|'Distant Drums', fully exposed|
I had sort of obliquely promised that I'd try 'Distant Drums' to Rev. Keneda of Red Dirt Roses last year, however and since I'm giving an upcoming talk this Fall about the Griffith Buck roses, I decided that I shouldn't give it without at least a season growing 'Distant Drums'. I asked for it for Father's Day but it didn't appear, so I did what any good father would do and purchased it for myself under the premise that I am a decent father and deserved it. In reality, my family probably wouldn't have gotten the name right anyway and I might have instead been given some hideous Hybrid Tea like 'Big Daddy' or one of the two frightful Floribunda's named 'Drummer Boy', so this seemed the simpler and more direct approach.

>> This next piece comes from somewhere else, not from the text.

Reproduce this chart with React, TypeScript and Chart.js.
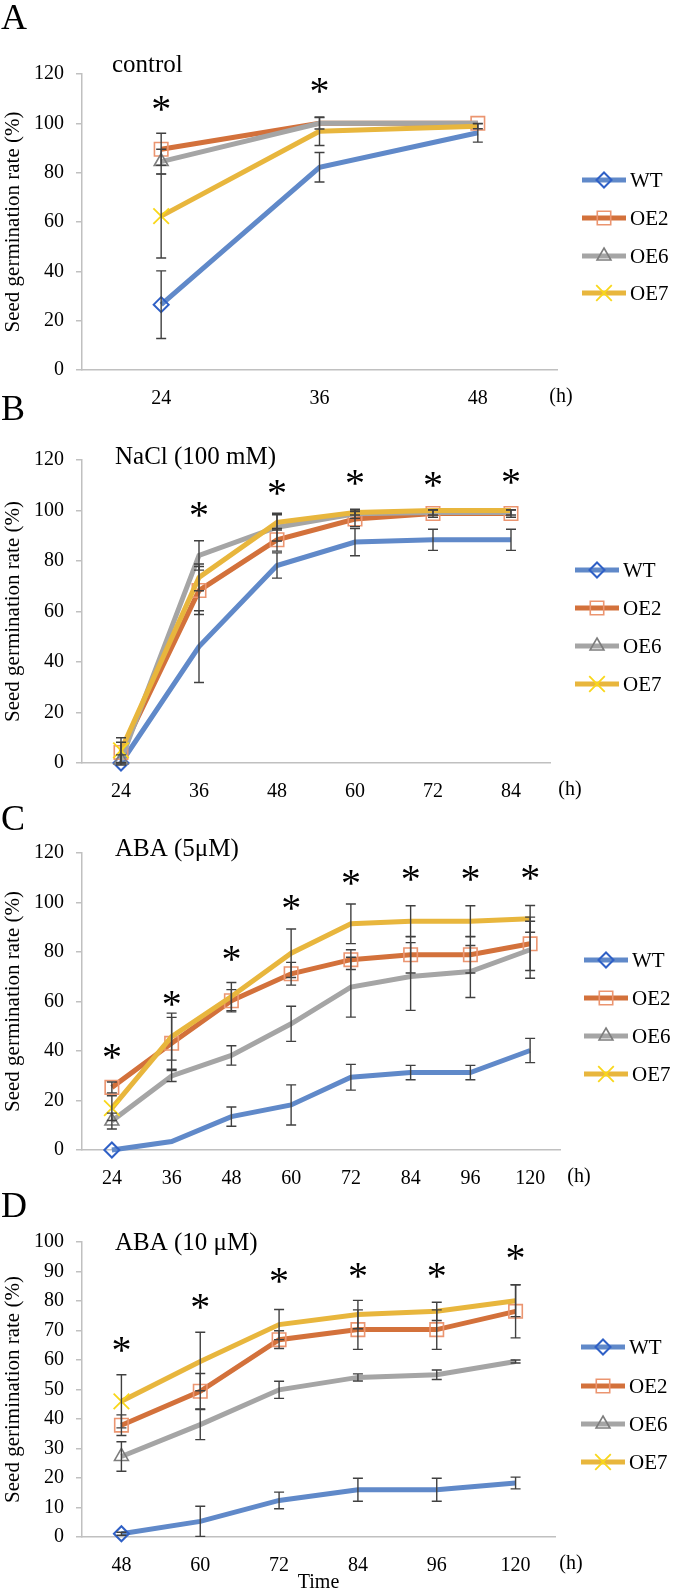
import React, { useEffect, useRef } from 'react';
import { Chart, registerables } from 'chart.js';
import { drawPoint } from 'chart.js/helpers';

Chart.register(...registerables);

const FONT = "'Liberation Serif', 'Times New Roman', Times, serif";

// ---------- Panel A: control ----------
const catsA = ['24', '36', '48'];
const wtA = [26.5, 82.2, 96.2];
const wtErrA = [13.7, 6, 3.8];
const oe2A = [89.5, 100, 100];
const oe2ErrA = [6.5, 0, 0];
const oe6A = [84.5, 100, 100];
const oe6ErrA = [5, 2.3, 0];
const oe7A = [62.4, 96.8, 98.8];
const oe7ErrA = [17, 5.8, 1];
const starA = [108, 115.5, null];

// ---------- Panel B: NaCl (100 mM) ----------
const catsB = ['24', '36', '48', '60', '72', '84'];
const wtB = [0, 46.1, 78.2, 87.5, 88.4, 88.4];
const wtErrB = [0, 14.2, 5, 5.4, 4.2, 4.2];
const oe2B = [4.2, 68.3, 88.4, 96.6, 98.8, 98.8];
const oe2ErrB = [4, 9.5, 4.5, 3, 1.5, 1.5];
const oe6B = [1.2, 82.2, 93.4, 98.7, 99.2, 99.2];
const oe6ErrB = [2, 5.8, 5.5, 1.8, 1, 1];
const oe7B = [5, 73.5, 95.3, 99.2, 100, 100];
const oe7ErrB = [5, 5.3, 3, 1, 0, 0];
const starB = [null, 100.2, 109.3, 112.9, 112.1, 113.3];

// ---------- Panel C: ABA (5 uM) ----------
const catsC = ['24', '36', '48', '60', '72', '84', '96', '120'];
const wtC = [0, 3.4, 13.5, 18.2, 29.4, 31.3, 31.3, 40.2];
const wtErrC = [0, 0, 3.9, 8.1, 5.2, 2.9, 2.9, 4.9];
const oe2C = [25.3, 43.1, 60.3, 71.2, 76.9, 78.9, 78.9, 83.3];
const oe2ErrC = [2.2, 10.5, 4.5, 4.6, 4, 7.4, 7.4, 10.8];
const oe6C = [11.7, 29.9, 38.2, 51, 65.8, 70.1, 72.1, 80.9];
const oe6ErrC = [3.2, 2.2, 3.9, 7.1, 12.1, 13.7, 10.5, 11.5];
const oe7C = [16.9, 45.8, 62, 79.5, 91.4, 92.4, 92.4, 93.4];
const oe7ErrC = [5, 9.5, 5.7, 9.8, 8, 6.3, 6.3, 5.4];
const starC = [39.6, 61.4, 79.2, 99.8, 110.3, 111.9, 111.9, 112.3];

// ---------- Panel D: ABA (10 uM) ----------
const catsD = ['48', '60', '72', '84', '96', '120'];
const wtD = [1.1, 5.3, 12.4, 16, 16, 18.3];
const wtErrD = [0.5, 5.1, 2.8, 3.9, 3.9, 2];
const oe2D = [37.9, 49.4, 66.9, 70.3, 70.3, 76.5];
const oe2ErrD = [3.5, 6, 3, 6.7, 6.7, 9];
const oe6D = [27.3, 38.1, 49.9, 54.1, 55, 59.5];
const oe6ErrD = [5, 5.1, 2.9, 1.2, 1.6, 0.5];
const oe7D = [46, 59.5, 72, 75.4, 76.5, 80.1];
const oe7ErrD = [9, 9.9, 5.1, 4.8, 3.1, 5.4];
const starD = [65.4, 79.7, 88.5, 90.2, 90.2, 96.3];

// which points show a marker (1) and which do not (0)
const markA = [[1, 0, 0], [1, 0, 1], [1, 0, 0], [1, 0, 0]];
const markB = [[1, 0, 0, 0, 0, 0], [1, 1, 1, 1, 1, 1], [1, 0, 0, 0, 0, 0], [1, 0, 0, 0, 0, 0]];
const markC = [[1, 0, 0, 0, 0, 0, 0, 0], [1, 1, 1, 1, 1, 1, 1, 1], [1, 0, 0, 0, 0, 0, 0, 0], [1, 0, 0, 0, 0, 0, 0, 0]];
const markD = [[1, 0, 0, 0, 0, 0], [1, 1, 1, 1, 1, 1], [1, 0, 0, 0, 0, 0], [1, 0, 0, 0, 0, 0]];

const seriesNames = ['WT', 'OE2', 'OE6', 'OE7'];

const STYLES = [
  { line: '#6089c9', mark: '#2f60c6', shape: 'rectRot', r: 7.5, bw: 2 },
  { line: '#d3713b', mark: '#eb9570', shape: 'rect', r: 9.5, bw: 1.6 },
  { line: '#a5a5a5', mark: '#7d7d7d', shape: 'triangle', r: 8, bw: 1.6 },
  { line: '#e8b63d', mark: '#f9d71a', shape: 'crossRot', r: 11, bw: 1.8 },
];

type Spec = {
  letter: string;
  title: string;
  top: number;
  height: number;
  cats: string[];
  series: number[][];
  errors: number[][];
  marks: number[][];
  stars: (number | null)[];
  yMax: number;
  yStep: number;
  area: { left: number; right: number; top: number; bottom: number };
  yTitle: string;
  xTitle?: string;
  legendTextX: number;
  legendYs: number[];
  titleX: number;
  titleY: number;
  letterBase: number;
  hX: number;
};

const panels: Spec[] = [
  {
    letter: 'A', title: 'control', top: 0, height: 420,
    cats: catsA, series: [wtA, oe2A, oe6A, oe7A], errors: [wtErrA, oe2ErrA, oe6ErrA, oe7ErrA],
    marks: markA, stars: starA, yMax: 120, yStep: 20,
    area: { left: 82, right: 557, top: 74, bottom: 370 },
    yTitle: 'Seed germination rate (%)',
    legendTextX: 630, legendYs: [180, 218, 256, 293],
    titleX: 112, titleY: 65, letterBase: 29, hX: 561,
  },
  {
    letter: 'B', title: 'NaCl (100 mM)', top: 390, height: 420,
    cats: catsB, series: [wtB, oe2B, oe6B, oe7B], errors: [wtErrB, oe2ErrB, oe6ErrB, oe7ErrB],
    marks: markB, stars: starB, yMax: 120, yStep: 20,
    area: { left: 82, right: 550, top: 70, bottom: 373 },
    yTitle: 'Seed germination rate (%)',
    legendTextX: 623, legendYs: [180, 218, 256, 294],
    titleX: 115, titleY: 67, letterBase: 30, hX: 570,
  },
  {
    letter: 'C', title: 'ABA (5μM)', top: 800, height: 400,
    cats: catsC, series: [wtC, oe2C, oe6C, oe7C], errors: [wtErrC, oe2ErrC, oe6ErrC, oe7ErrC],
    marks: markC, stars: starC, yMax: 120, yStep: 20,
    area: { left: 82, right: 560, top: 53, bottom: 350 },
    yTitle: 'Seed germination rate (%)',
    legendTextX: 632, legendYs: [160, 198, 236, 274],
    titleX: 115, titleY: 49, letterBase: 30, hX: 579,
  },
  {
    letter: 'D', title: 'ABA (10 μM)', top: 1190, height: 405,
    cats: catsD, series: [wtD, oe2D, oe6D, oe7D], errors: [wtErrD, oe2ErrD, oe6ErrD, oe7ErrD],
    marks: markD, stars: starD, yMax: 100, yStep: 10,
    area: { left: 82, right: 555, top: 52, bottom: 347 },
    yTitle: 'Seed gerimination rate (%)', xTitle: 'Time',
    legendTextX: 629, legendYs: [157, 196, 234, 272],
    titleX: 115, titleY: 53, letterBase: 27, hX: 571,
  },
];

function makeDecor(spec: Spec) {
  return {
    id: 'decor' + spec.letter,
    afterDatasetsDraw(chart: any) {
      const ctx = chart.ctx;
      const ys = chart.scales.y;
      ctx.save();
      ctx.strokeStyle = '#404040';
      ctx.lineWidth = 1.4;
      spec.series.forEach((vals, i) => {
        const meta = chart.getDatasetMeta(i);
        vals.forEach((v, j) => {
          const e = spec.errors[i][j];
          if (!e) return;
          const x = meta.data[j].x;
          const y1 = ys.getPixelForValue(v + e);
          const y2 = ys.getPixelForValue(v - e);
          ctx.beginPath();
          ctx.moveTo(x, y1);
          ctx.lineTo(x, y2);
          ctx.moveTo(x - 5, y1);
          ctx.lineTo(x + 5, y1);
          ctx.moveTo(x - 5, y2);
          ctx.lineTo(x + 5, y2);
          ctx.stroke();
        });
      });
      ctx.restore();
    },
    afterDraw(chart: any) {
      const ctx = chart.ctx;
      const xs = chart.scales.x;
      const ys = chart.scales.y;
      ctx.save();
      ctx.fillStyle = '#000';
      // asterisks
      ctx.font = `40px ${FONT}`;
      ctx.textAlign = 'center';
      ctx.textBaseline = 'alphabetic';
      const m = ctx.measureText('*');
      const off = (m.actualBoundingBoxAscent - m.actualBoundingBoxDescent) / 2;
      spec.stars.forEach((s, j) => {
        if (s === null) return;
        const x = xs.getPixelForValue(j);
        const y = ys.getPixelForValue(s);
        ctx.fillText('*', x, y + off);
      });
      // panel title
      ctx.textAlign = 'left';
      ctx.textBaseline = 'middle';
      ctx.font = `25px ${FONT}`;
      ctx.fillText(spec.title, spec.titleX, spec.titleY);
      // panel letter
      ctx.textBaseline = 'alphabetic';
      ctx.font = `36px ${FONT}`;
      ctx.fillText(spec.letter, 1, spec.letterBase);
      // unit label
      ctx.textAlign = 'center';
      ctx.textBaseline = 'middle';
      ctx.font = `20px ${FONT}`;
      const tickY = chart.chartArea.bottom + 27;
      ctx.fillText('(h)', spec.hX, tickY);
      // legend
      spec.legendYs.forEach((ly, i) => {
        const st = STYLES[i];
        const x1 = spec.legendTextX - 48;
        const x2 = spec.legendTextX - 4;
        ctx.strokeStyle = st.line;
        ctx.lineWidth = 5;
        ctx.beginPath();
        ctx.moveTo(x1, ly);
        ctx.lineTo(x2, ly);
        ctx.stroke();
        ctx.strokeStyle = st.mark;
        ctx.fillStyle = 'rgba(0,0,0,0)';
        ctx.lineWidth = st.bw;
        drawPoint(ctx, { pointStyle: st.shape, rotation: 0, radius: st.r, borderWidth: st.bw } as any, (x1 + x2) / 2, ly);
        ctx.fillStyle = '#000';
        ctx.textAlign = 'left';
        ctx.textBaseline = 'middle';
        ctx.font = `21px ${FONT}`;
        ctx.fillText(seriesNames[i], spec.legendTextX, ly + 1);
      });
      ctx.restore();
    },
  };
}

function Panel({ spec }: { spec: Spec }) {
  const ref = useRef<HTMLCanvasElement | null>(null);
  useEffect(() => {
    if (!ref.current) return;
    const a = spec.area;
    const datasets = spec.series.map((vals, i) => {
      const st = STYLES[i];
      return {
        label: seriesNames[i],
        data: vals,
        borderColor: st.line,
        backgroundColor: 'rgba(0,0,0,0)',
        borderWidth: 5,
        tension: 0,
        order: 3 - i,
        pointStyle: st.shape,
        pointRadius: spec.marks[i].map((k) => (k ? st.r : 0)),
        pointBorderColor: st.mark,
        pointBackgroundColor: 'rgba(0,0,0,0)',
        pointBorderWidth: st.bw,
        pointHoverRadius: 0,
        clip: false as any,
      };
    });
    const chart = new Chart(ref.current, {
      type: 'line',
      data: { labels: spec.cats, datasets },
      options: {
        responsive: false,
        maintainAspectRatio: false,
        animation: false,
        devicePixelRatio: 1,
        events: [],
        layout: { padding: { left: 0, top: a.top, right: 675 - a.right, bottom: 0 } },
        plugins: { legend: { display: false }, tooltip: { enabled: false }, title: { display: false } },
        scales: {
          x: {
            type: 'category',
            offset: true,
            grid: { display: false },
            border: { display: true, color: '#c0c0c0', width: 1.5 },
            ticks: { font: { family: FONT, size: 20 }, color: '#000', padding: 9, maxRotation: 0, autoSkip: false },
            title: spec.xTitle
              ? { display: true, text: spec.xTitle, font: { family: FONT, size: 20 }, color: '#000', padding: 0 }
              : { display: false },
            afterFit: (s: any) => { s.height = spec.height - a.bottom; },
          },
          y: {
            min: 0,
            max: spec.yMax,
            ticks: { stepSize: spec.yStep, font: { family: FONT, size: 20 }, color: '#000', padding: 12 },
            grid: { drawOnChartArea: false, drawTicks: true, tickLength: 6, color: '#c0c0c0', lineWidth: 1.5 },
            border: { display: true, color: '#c0c0c0', width: 1.5 },
            title: { display: true, text: spec.yTitle, font: { family: FONT, size: 21 }, color: '#000', padding: { top: 1, bottom: 0 } },
            afterFit: (s: any) => { s.width = a.left; },
          },
        },
      } as any,
      plugins: [makeDecor(spec)],
    });
    return () => chart.destroy();
  }, [spec]);
  return (
    <canvas
      ref={ref}
      width={675}
      height={spec.height}
      style={{ position: 'absolute', left: 0, top: spec.top, width: 675, height: spec.height }}
    />
  );
}

export default function App() {
  return (
    <div style={{ position: 'absolute', left: 0, top: 0, width: 675, height: 1595, background: '#fff' }}>
      {panels.map((p) => (
        <Panel key={p.letter} spec={p} />
      ))}
    </div>
  );
}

'Distant Drums' is a shrub rose introduced by Buck in 1984. Officially a mauve or purple blend, I believe the bloom color of this rose varies with the temperature and season. I've seen it as very "mauvey" coming from the greenhouse, but so far my (unfortunately) grafted specimen has fortunately been more orange and pink, a color combination that I approve of. It seems to start with pinkish-mauve buds and then open up with gold tones to reflect the Kansas sun. It will be interesting to see what it does this Fall as cooler weather hits.
|'Distant Drums', early bud opening|
As I look over the reviews and marketing for this rose, it is no wonder that 'Distant Drums' is growing in popularity. A writer from Ellensburg WA wrote "This is an unusual color rose - sort of a coffee/cream inner color, fading to a mauve outer color. It has an antique look to it - very old fashioned feminine." Feminine? Obviously this writer is wrong because 'Distant Drums' seems to be a male rose to me. The Weeks Roses tag that came with my rose was nauseatingly effusive: "Stop, Look, and listen up!...Distant Drums grows much like a Floribunda in habit, drumming out clusters of pointed brunette buds that swirl open to revel ruffles washed with orchid pink. All this set to music against dark green foliage makes for a toe-tapping commotion in the landscape." A toe-tapping commotion? Hmmm, I haven't toe-tapped in my garden for some time. And what, pray tell, is a "brunette bud"? If Mrs. ProfessorRoush finds me growing other brunettes in my garden, I'll surely find myself bedding down in the gazebo.